Seeing as how the ATVs had trouble in the snow, we decided to air down a bit more. Well, Wil and I did. Chris Lippmann's 35x12.5 MTRs were the smallest tires in our group and he had the most difficulty. Air pressure might've had something to do with it, as well, since he was running at 12psi. Wil's 39.5" IROKs were at 2psi (he has bead locks) and my 36x13.5 IROKs (which are actually 37" tall) were at 8psi. As you might've guessed, Wil had the least problems and left us far behind. Wil was telling me to go slow, which I was, or at least thought I was. But my Jeep kept breaking through the top of the coarse snow and ended up plowing snow with the axle housings. Chris had even more problems, having less floatation and less ground clearance (my Jeep's spring-over while his is spring-under).

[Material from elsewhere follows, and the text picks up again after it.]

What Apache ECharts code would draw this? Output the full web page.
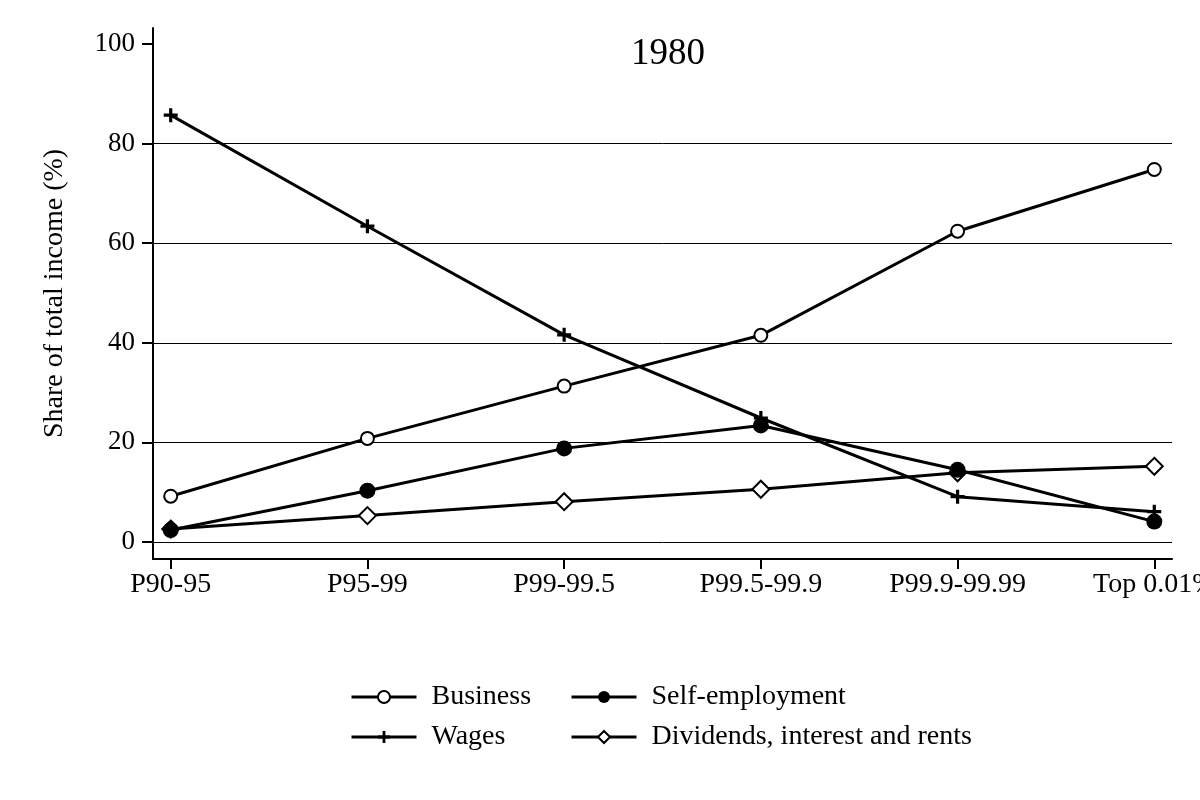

The snow was about 18" deep and Team Lippmann had eventually given up and spooled out the winch line so they could begin turning around. Wil and I had travelled a few hundred metres farther. By that point, the only way I could keep going forward was to go back one truck length and then go forward, chewing my way to two truck lengths. It was slow going and I knew I'd overheat my engine if I kept doing that. I radioed Wil to tell him we were going to turn around. While I was waiting for his reply (in the form of a veiled insult), I idly goofed around, seeing how slowly I could turn my wheels by riding the brakes and applying just enough throttle to overcome the brake pressure. To my amazement, the front tires began to pick their way up the snow wall they had just dug and then stayed on top of the snow pack. Wow! Wil had told me to go slow but I didn't think he meant THAT slow. This was a fantastic discovery, marred only by the fact that I had already admitted defeat and in so doing, I had sustained a few pecks to the head (sorry, you either get the metaphor or you don't).
Going at a super slow speed, the Jeep was able to stay on top of the snow and we soon caught up to Wil and Yaz. The cool thing was that if I used too much gas, the Jeep would immediately dig straight down, but I could easily climb out of the hole again by using slow wheel speed. Seeing how well that technique worked with 8psi in the tires, I made a mental annotation on my todo list: install those bead locks that you've had sitting in your garage for the past 3 months!
We drove farther before deciding it would be rude (although mildly amusing) to abandon the Lippmanns and so we turned around. Now that I had the knack of floating on snow, turning around was dead easy. Wil was in the lead when I heard a weird squeaking come from under my Jeep. It sounded like it was rotational. I stopped and had a look underneath. I found a large branch jammed into my transfer case skid plate which might've been rubbing against my rear drive shaft. I removed it, hopped back in, and off we went. And there was that squeaking noise again. I stopped again and looked at the front axle. Uh-oh, the passenger side u-joint was broken and the outer axle shaft ear was badly bent. That was my first broken u-joint and first axle shaft damage since I bought my Jeep back in 1993! Not bad, considering that I'm running axles from a 1978 Scout. I unlocked the hubs, shifted it into 2wd low, and continued on. I was extra careful to use very, very little throttle now that I was limited to 2wd. I was following the tracks we had made coming in, so the snow was packed down and firm enough that we didn't break through the surface. After collecting the Lippmanns, we continued on our way back to the pavement, had dinner at Rocko's in Mission (highly recommended!) and then headed home. We never did make it to the "meeting place."
A big thank you to the folks at HOT4x4 who have established a well-deserved reputation for putting on a lot of fun 4x4 events. We had a great time, as usual.